• _RECORDED DATA_:
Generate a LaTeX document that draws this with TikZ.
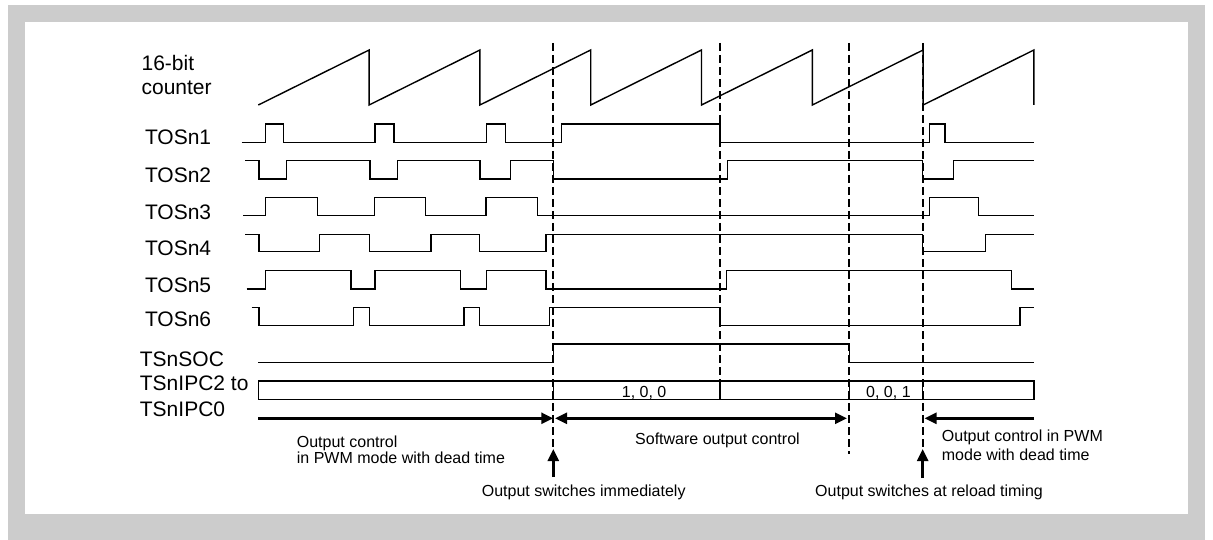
\documentclass[tikz,border=0pt]{standalone}
\usepackage{fontspec}
\setmainfont{Liberation Sans}
\usetikzlibrary{arrows.meta}
\begin{document}
\begin{tikzpicture}[x=1pt,y=-1pt,
  sig/.style={line width=1.4pt, line join=miter},
  lbl/.style={font=\fontsize{21}{25}\selectfont, anchor=base west, inner sep=0pt},
  ann/.style={font=\fontsize{16}{18}\selectfont, anchor=base west, inner sep=0pt},
  vdash/.style={line width=2.3pt, dash pattern=on 8pt off 4pt},
  bigarrow/.style={line width=2.6pt, -{Triangle[length=12pt,width=11pt]}},
  dblarrow/.style={line width=2.6pt, {Triangle[length=12pt,width=11pt]}-{Triangle[length=12pt,width=11pt]}}
]
\useasboundingbox (0,0) rectangle (1213,540);
\fill[gray!40] (8,5) rectangle (1205,540);
\fill[white] (25,22) rectangle (1188,514);

% labels
\node[lbl] (lbit) at (141.4,71) {16-bit};
\node[lbl] (lcnt) at (141.4,95) {counter};
\node[lbl] (l1) at (144.8,145) {TOSn1};
\node[lbl] (l2) at (144.8,183) {TOSn2};
\node[lbl] (l3) at (144.8,219.5) {TOSn3};
\node[lbl] (l4) at (144.8,255.5) {TOSn4};
\node[lbl] (l5) at (144.8,292) {TOSn5};
\node[lbl] (l6) at (144.8,326.5) {TOSn6};
\node[lbl] (lsoc) at (139.7,366) {TSnSOC};
\node[lbl] (lipc) at (139.7,390.3) {TSnIPC2 to};
\node[lbl] (lipc0) at (139.7,416) {TSnIPC0};

% sawtooth
\draw[sig] (258.3,105)
  \foreach \k in {1,...,7} { -- ({258.3+110.8*\k},50) -- ({258.3+110.8*\k},105) };

% TOSn1
\draw[sig] (241.7,142.3) -| (265.7,124) -| (283.3,142.3) -| (375,124) -| (394,142.3)
  -| (486.7,124) -| (505.7,142.3) -| (561.7,124) -| (720,142.3) -| (929.3,124)
  -| (945,142.3) -- (1034,142.3);
% TOSn2
\draw[sig] (245,160.7) -| (259,179) -| (286.7,160.7) -| (370,179) -| (397.7,160.7)
  -| (480,179) -| (510.7,160.7) -| (553.3,179) -| (727.3,160.7) -| (922.7,179)
  -| (953.3,160.7) -- (1034,160.7);
% TOSn3
\draw[sig] (243,215.7) -| (265.7,197.5) -| (317.3,215.7) -| (374.3,197.5) -| (425.7,215.7)
  -| (486,197.5) -| (537.7,215.7) -| (929.3,197.5) -| (978.3,215.7) -- (1034,215.7);
% TOSn4
\draw[sig] (245,234.3) -| (259,251.8) -| (319.3,234.3) -| (369.3,251.8) -| (431,234.3)
  -| (479.3,251.8) -| (546,234.3) -| (922.7,251.8) -| (985.7,234.3) -- (1034,234.3);
% TOSn5
\draw[sig] (246.7,288.8) -| (265.7,270.5) -| (351,288.8) -| (375,270.5) -| (460.7,288.8)
  -| (486.7,270.5) -| (546,288.8) -| (726.7,270.5) -| (1011.7,288.8) -- (1034,288.8);
% TOSn6
\draw[sig] (251.7,307.5) -| (259,325.5) -| (353.3,307.5) -| (369.3,325.5) -| (464,307.5)
  -| (479.3,325.5) -| (549.3,307.5) -| (720,325.5) -| (1020,307.5) -- (1034,307.5);
% TSnSOC
\draw[sig] (258.3,362.3) -| (553.3,344) -| (849.3,362.3) -- (1034,362.3);

% TSnIPC box
\draw[sig] (258.3,381) rectangle (1034,399.3);
\foreach \x in {553.3,720,849.3,922.7} \draw[sig] (\x,381) -- (\x,399.3);
\node[ann] (v100) at (621.7,397.7) {1, 0, 0};
\node[ann] (v001) at (866,397.7) {0, 0, 1};

% dashed switching lines
\coordinate (d1t) at (553.3,43); \coordinate (d1b) at (553.3,448);
\coordinate (d2t) at (720,43);   \coordinate (d2b) at (720,400);
\coordinate (d3t) at (849.3,43); \coordinate (d3b) at (849.3,454);
\coordinate (d4t) at (922.7,43); \coordinate (d4b) at (922.7,448);
\draw[vdash] (d1t) -- (d1b);
\draw[vdash] (d2t) -- (d2b);
\draw[vdash] (d3t) -- (d3b);
\draw[vdash] (d4t) -- (d4b);

% horizontal period arrows
\coordinate (a1s) at (258.3,418.3); \coordinate (a1e) at (553.3,418.3);
\coordinate (a2s) at (555,418.3);   \coordinate (a2e) at (847,418.3);
\coordinate (a3s) at (1034,418.3);  \coordinate (a3e) at (924.5,418.3);
\draw[bigarrow] (a1s) -- (a1e);
\draw[dblarrow] (a2s) -- (a2e);
\draw[bigarrow] (a3s) -- (a3e);

% vertical arrows
\coordinate (u1s) at (553.3,477); \coordinate (u1e) at (553.3,449);
\coordinate (u4s) at (922.7,478); \coordinate (u4e) at (922.7,449);
\draw[bigarrow] (u1s) -- (u1e);
\draw[bigarrow] (u4s) -- (u4e);

% annotations
\node[ann] (t1a) at (296.7,447.2) {Output control};
\node[ann] (t1b) at (296.7,463.9) {in PWM mode with dead time};
\node[ann] (t2) at (635,444.2) {Software output control};
\node[ann] (t3a) at (941.7,441.5) {Output control in PWM};
\node[ann] (t3b) at (941.7,460) {mode with dead time};
\node[ann] (t4) at (481.7,496.5) {Output switches immediately};
\node[ann] (t5) at (815,496.5) {Output switches at reload timing};
\end{tikzpicture}
\end{document}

• _PROBLEM DETAILS_: Exactly as written, return every line of the listing, but not the pictures.

• _ANSWER_:
Generate a LaTeX document that draws this with TikZ.
\documentclass[tikz,border=0pt]{standalone}
\usepackage{fontspec}
\setmainfont{Liberation Sans}
\usetikzlibrary{arrows.meta}
\begin{document}
\begin{tikzpicture}[x=1pt,y=-1pt,
  sig/.style={line width=1.4pt, line join=miter},
  lbl/.style={font=\fontsize{21}{25}\selectfont, anchor=base west, inner sep=0pt},
  ann/.style={font=\fontsize{16}{18}\selectfont, anchor=base west, inner sep=0pt},
  vdash/.style={line width=2.3pt, dash pattern=on 8pt off 4pt},
  bigarrow/.style={line width=2.6pt, -{Triangle[length=12pt,width=11pt]}},
  dblarrow/.style={line width=2.6pt, {Triangle[length=12pt,width=11pt]}-{Triangle[length=12pt,width=11pt]}}
]
\useasboundingbox (0,0) rectangle (1213,540);
\fill[gray!40] (8,5) rectangle (1205,540);
\fill[white] (25,22) rectangle (1188,514);

% labels
\node[lbl] (lbit) at (141.4,71) {16-bit};
\node[lbl] (lcnt) at (141.4,95) {counter};
\node[lbl] (l1) at (144.8,145) {TOSn1};
\node[lbl] (l2) at (144.8,183) {TOSn2};
\node[lbl] (l3) at (144.8,219.5) {TOSn3};
\node[lbl] (l4) at (144.8,255.5) {TOSn4};
\node[lbl] (l5) at (144.8,292) {TOSn5};
\node[lbl] (l6) at (144.8,326.5) {TOSn6};
\node[lbl] (lsoc) at (139.7,366) {TSnSOC};
\node[lbl] (lipc) at (139.7,390.3) {TSnIPC2 to};
\node[lbl] (lipc0) at (139.7,416) {TSnIPC0};

% sawtooth
\draw[sig] (258.3,105)
  \foreach \k in {1,...,7} { -- ({258.3+110.8*\k},50) -- ({258.3+110.8*\k},105) };

% TOSn1
\draw[sig] (241.7,142.3) -| (265.7,124) -| (283.3,142.3) -| (375,124) -| (394,142.3)
  -| (486.7,124) -| (505.7,142.3) -| (561.7,124) -| (720,142.3) -| (929.3,124)
  -| (945,142.3) -- (1034,142.3);
% TOSn2
\draw[sig] (245,160.7) -| (259,179) -| (286.7,160.7) -| (370,179) -| (397.7,160.7)
  -| (480,179) -| (510.7,160.7) -| (553.3,179) -| (727.3,160.7) -| (922.7,179)
  -| (953.3,160.7) -- (1034,160.7);
% TOSn3
\draw[sig] (243,215.7) -| (265.7,197.5) -| (317.3,215.7) -| (374.3,197.5) -| (425.7,215.7)
  -| (486,197.5) -| (537.7,215.7) -| (929.3,197.5) -| (978.3,215.7) -- (1034,215.7);
% TOSn4
\draw[sig] (245,234.3) -| (259,251.8) -| (319.3,234.3) -| (369.3,251.8) -| (431,234.3)
  -| (479.3,251.8) -| (546,234.3) -| (922.7,251.8) -| (985.7,234.3) -- (1034,234.3);
% TOSn5
\draw[sig] (246.7,288.8) -| (265.7,270.5) -| (351,288.8) -| (375,270.5) -| (460.7,288.8)
  -| (486.7,270.5) -| (546,288.8) -| (726.7,270.5) -| (1011.7,288.8) -- (1034,288.8);
% TOSn6
\draw[sig] (251.7,307.5) -| (259,325.5) -| (353.3,307.5) -| (369.3,325.5) -| (464,307.5)
  -| (479.3,325.5) -| (549.3,307.5) -| (720,325.5) -| (1020,307.5) -- (1034,307.5);
% TSnSOC
\draw[sig] (258.3,362.3) -| (553.3,344) -| (849.3,362.3) -- (1034,362.3);

% TSnIPC box
\draw[sig] (258.3,381) rectangle (1034,399.3);
\foreach \x in {553.3,720,849.3,922.7} \draw[sig] (\x,381) -- (\x,399.3);
\node[ann] (v100) at (621.7,397.7) {1, 0, 0};
\node[ann] (v001) at (866,397.7) {0, 0, 1};

% dashed switching lines
\coordinate (d1t) at (553.3,43); \coordinate (d1b) at (553.3,448);
\coordinate (d2t) at (720,43);   \coordinate (d2b) at (720,400);
\coordinate (d3t) at (849.3,43); \coordinate (d3b) at (849.3,454);
\coordinate (d4t) at (922.7,43); \coordinate (d4b) at (922.7,448);
\draw[vdash] (d1t) -- (d1b);
\draw[vdash] (d2t) -- (d2b);
\draw[vdash] (d3t) -- (d3b);
\draw[vdash] (d4t) -- (d4b);

% horizontal period arrows
\coordinate (a1s) at (258.3,418.3); \coordinate (a1e) at (553.3,418.3);
\coordinate (a2s) at (555,418.3);   \coordinate (a2e) at (847,418.3);
\coordinate (a3s) at (1034,418.3);  \coordinate (a3e) at (924.5,418.3);
\draw[bigarrow] (a1s) -- (a1e);
\draw[dblarrow] (a2s) -- (a2e);
\draw[bigarrow] (a3s) -- (a3e);

% vertical arrows
\coordinate (u1s) at (553.3,477); \coordinate (u1e) at (553.3,449);
\coordinate (u4s) at (922.7,478); \coordinate (u4e) at (922.7,449);
\draw[bigarrow] (u1s) -- (u1e);
\draw[bigarrow] (u4s) -- (u4e);

% annotations
\node[ann] (t1a) at (296.7,447.2) {Output control};
\node[ann] (t1b) at (296.7,463.9) {in PWM mode with dead time};
\node[ann] (t2) at (635,444.2) {Software output control};
\node[ann] (t3a) at (941.7,441.5) {Output control in PWM};
\node[ann] (t3b) at (941.7,460) {mode with dead time};
\node[ann] (t4) at (481.7,496.5) {Output switches immediately};
\node[ann] (t5) at (815,496.5) {Output switches at reload timing};
\end{tikzpicture}
\end{document}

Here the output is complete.